In 1953 Livio Bianco campaigned in support of "Unità Popolare" (UA), a short lived political party of the centre-left created by the former prime minister Ferruccio Parri with support from members of the old wartime Action Party. In the immediate term, "Unità Popolare" represented a response to government efforts to build permanent electoral distortions (by means of the so-called "legge truffa" / “scam law”) into the electoral system that would have disproportionately favoured the Christian Democratic party. These threats to electoral fairness triggered such widespread outrage within the political class that it was never implemented, but the "Unità Popolare" party failed dismally to gain traction with voters, gaining less than 1% of the votes cast in the 1953 general election. But according to some commentators, both in parliament and in the media, support for and pressure from the UA nevertheless contributed powerfully to terminally discrediting the “scam law” before it could be implemented.
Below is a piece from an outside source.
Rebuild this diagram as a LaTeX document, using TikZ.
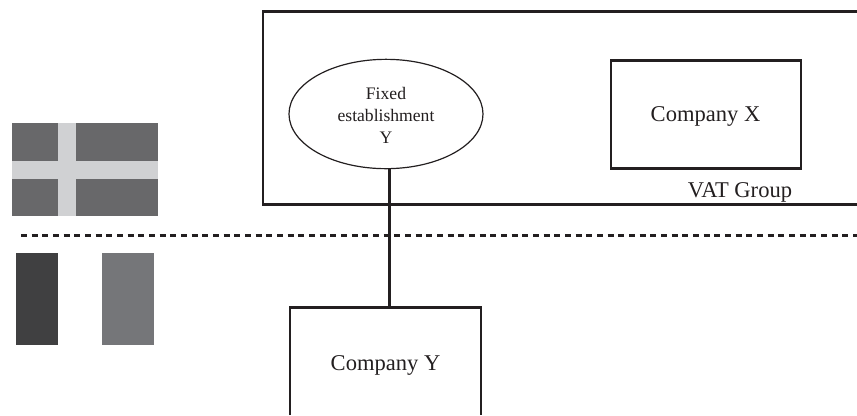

=== Death and celebration ===
A passionate mountaineer from an early age, on 12 July 1953 Dante Livio Bianco was killed in a climbing accident while ascending the “Cima di Saint Robert” from the Valle Gesso in the "Alpi Maritimi", south-west of Cuneo and on the Italian side of the Franco-Italian frontier. Following his death, tributes to his memory flowed: a main street in Valdierei was renamed in celebration of his life, and in Turin, close to the city's iconic Fiat factory a wide avenue with a shopping parade on one side and ample space for car parking was renamed “Piazza Dante Livio Bianco”. The body was returned to Valdieri where it was buried with appropriate quiet pomp in the local cemetery: Ferruccio Parri delivered a eulogy on behalf of his partisan comrades, many of whom attended the ceremony. The memorial that might have pleased him most, however, was constructed only in 1963, ten years after his death, and has renovated on a number of occasions since. This is a simple but robust refuge hut, located close to the mountain on which Livio Bianco died, slightly less than two kilometers above sea level, and able to accommodate approximately fifty mountaineers in a combination of dormitories and rooms. There are toilets – both indoor and outdoor – along with provision for room heating, hot water and a land-line telephone. During the closed season it is still possible to access basic accommodation for up to fourteen people.

After his death, Livio Bianco's Turin legal practice was taken over by Carlo Galante Garrone, the younger brother of Livio Bianco's friend and, back in the 1920s, student contemporary.